To the parents I will never meet,
Hi, I know you don't know me and never will but first of all I would like to thank you. Thank you for giving me up. I never thought I would ever want to say that to anyone but here I am thanking you for putting me up for adoption. I don't even know if I should call you parents because in my eyes my adoptive parents are the only ones for me. To me you are a mystery.
I love mysteries.
But some are just not meant to be solved. Not only am I not interested in finding you but it would be difficult due to the language barrier. Since I was adopted from South Korea to the US I wouldn't even be able to communicate with you. I must say that this mystery is the only mystery I want to stay a mystery.
Solving mysteries or any problem at that matter has always been easy and interesting to me. Maybe it's because my life is a mystery due to the adoption. Maybe all my characteristics are because I was given up. I don't think my fear of abandonment comes from my parents now.

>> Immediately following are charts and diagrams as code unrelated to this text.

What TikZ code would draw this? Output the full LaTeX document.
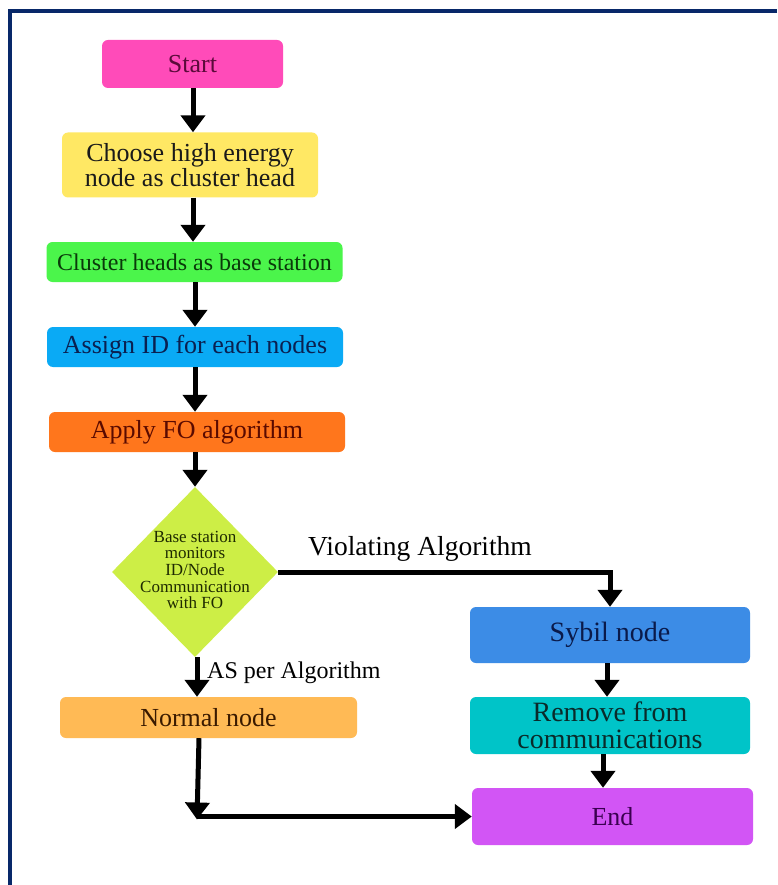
\documentclass[tikz,border=0pt]{standalone}
\usepackage{fontspec}
\setmainfont{Liberation Serif}
\usetikzlibrary{arrows.meta,shapes.geometric}
\definecolor{cframe}{HTML}{082869}
\definecolor{cstart}{HTML}{FF4BB9}
\definecolor{tstart}{HTML}{5B0A3A}
\definecolor{cchoose}{HTML}{FFE864}
\definecolor{tchoose}{HTML}{1A1A1A}
\definecolor{ccluster}{HTML}{4BF54B}
\definecolor{tcluster}{HTML}{0A3A0A}
\definecolor{cassign}{HTML}{0AAAF5}
\definecolor{tassign}{HTML}{0A2050}
\definecolor{capply}{HTML}{FF761C}
\definecolor{tapply}{HTML}{5A0A00}
\definecolor{cdia}{HTML}{CDEE46}
\definecolor{tdia}{HTML}{1E2A00}
\definecolor{cnormal}{HTML}{FFBA55}
\definecolor{tnormal}{HTML}{3A1A00}
\definecolor{csybil}{HTML}{3C8CE6}
\definecolor{tsybil}{HTML}{0A1A4A}
\definecolor{cremove}{HTML}{00C4C8}
\definecolor{tremove}{HTML}{0A2A2A}
\definecolor{cend}{HTML}{D255F5}
\definecolor{tend}{HTML}{3A0050}
\tikzset{
  box/.style={rectangle, rounded corners=6pt, inner sep=0pt, align=center, draw=none},
  fa/.style={font=\fontsize{26}{25}\selectfont},
  fb/.style={font=\fontsize{24}{24}\selectfont},
  fc/.style={font=\fontsize{28}{27}\selectfont},
  arr/.style={line width=5pt, -{Triangle[width=24pt,length=17pt]}, black},
  lbl/.style={anchor=base west, inner sep=0pt, text=black}
}
\begin{document}
\begin{tikzpicture}[x=1pt,y=-1pt]
\useasboundingbox (0,0) rectangle (777,885);
\fill[white] (0,0) rectangle (777,885);
\draw[cframe, line width=4pt] (777,11) -- (9.5,11) -- (9.5,885);

\node[box, fa, fill=cstart, text=tstart, minimum width=181pt, minimum height=48pt] (start) at (192.5,64) {Start};
\node[box, fa, fill=cchoose, text=tchoose, minimum width=256pt, minimum height=65pt] (choose) at (190,165) {Choose high energy\\node as cluster head};
\node[box, fb, fill=ccluster, text=tcluster, minimum width=296pt, minimum height=40pt] (cluster) at (194.5,262) {Cluster heads as base station};
\node[box, fa, fill=cassign, text=tassign, minimum width=296pt, minimum height=40pt] (assign) at (195,347) {Assign ID for each nodes};
\node[box, fa, fill=capply, text=tapply, minimum width=296pt, minimum height=40pt] (apply) at (197,432) {Apply FO algorithm};
\node[diamond, fill=cdia, draw=none, inner sep=0pt, minimum width=166pt, minimum height=170pt] (dia) at (195,572) {};
\node[align=center, inner sep=0pt, text=tdia, font=\fontsize{17}{16.7}\selectfont] (diatext) at (195,570) {Base station\\monitors\\ID/Node\\Communication\\with FO};
\node[box, fa, fill=cnormal, text=tnormal, minimum width=297pt, minimum height=41pt] (normal) at (208.5,717.5) {Normal node};
\node[box, fc, fill=csybil, text=tsybil, minimum width=280pt, minimum height=56pt] (sybil) at (610,635) {Sybil node};
\node[box, fc, fill=cremove, text=tremove, minimum width=280pt, minimum height=57pt] (remove) at (610,725.5) {Remove from\\communications};
\node[box, fa, fill=cend, text=tend, minimum width=281pt, minimum height=57pt] (end) at (612.5,816.5) {End};

\node[lbl, font=\fontsize{27.5}{27}\selectfont] (viol) at (308,555) {Violating Algorithm};
\node[lbl, fb] (asper) at (207,678) {AS per Algorithm};

\coordinate (vcorner) at (610,572);
\coordinate (ncorner) at (197,816.5);

\draw[arr] ([xshift=0.5pt]start.south) -- ([xshift=0.5pt]start.south |- choose.north);
\draw[arr] ([xshift=3pt]choose.south) -- ([xshift=3pt]choose.south |- cluster.north);
\draw[arr] ([xshift=0.5pt]cluster.south) -- ([xshift=0.5pt]cluster.south |- assign.north);
\draw[arr] (assign.south) -- (assign.south |- apply.north);
\draw[arr] ([xshift=-2pt]apply.south) -- (dia.north);
\draw[arr] ([xshift=2pt]dia.south) -- ([xshift=2pt]dia.south |- normal.north);
\draw[arr] (dia.east) -- (vcorner) -- (sybil.north);
\draw[arr] ([xshift=-3pt]sybil.south) -- ([xshift=-3pt]sybil.south |- remove.north);
\draw[arr] ([xshift=-7pt]remove.south) -- ([xshift=-7pt]remove.south |- end.north);
\draw[arr] ([xshift=-9.5pt]normal.south) -- ([yshift=-3pt]ncorner);
\draw[arr] (ncorner) -- (end.west);
\end{tikzpicture}
\end{document}
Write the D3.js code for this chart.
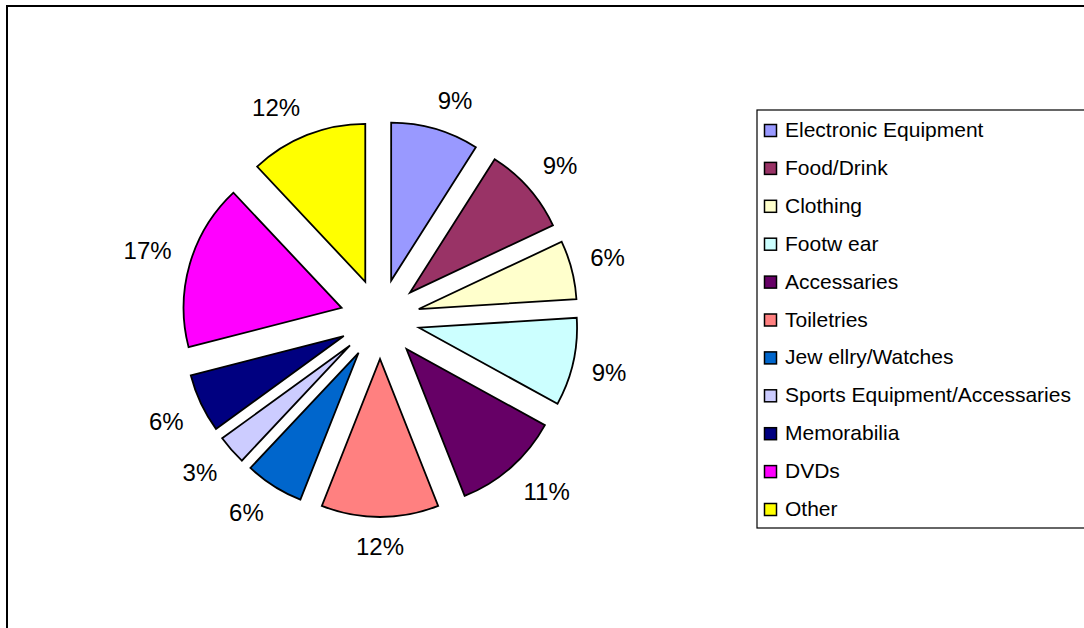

That is one thing I do not thank you for.
For that fear that everyone will eventually give up on me or be forced to leave me. I want to believe that the knowledge of my adoption made me a stronger person but in reality it has only made me overthink every friendship and relationship I have.
In the end though I know you gave me up for a reason and because of your choice I have been given the best life I could have. It's weird not knowing if you're out there or not but either way I hope you are happy and in a good place. I'm sorry I couldn't be more happier that you gave me up and I'm sorry I do not ever want to find you. So many people have asked if I will search for you but you gave me up in a closed adoption for a reason and I will respect that.
I hope that one day I can get past all my fears of adoption and be able to view it as a positive thing but for now it'll be the reason I am so cautious and anxious.
Thank you for the decision to give me up.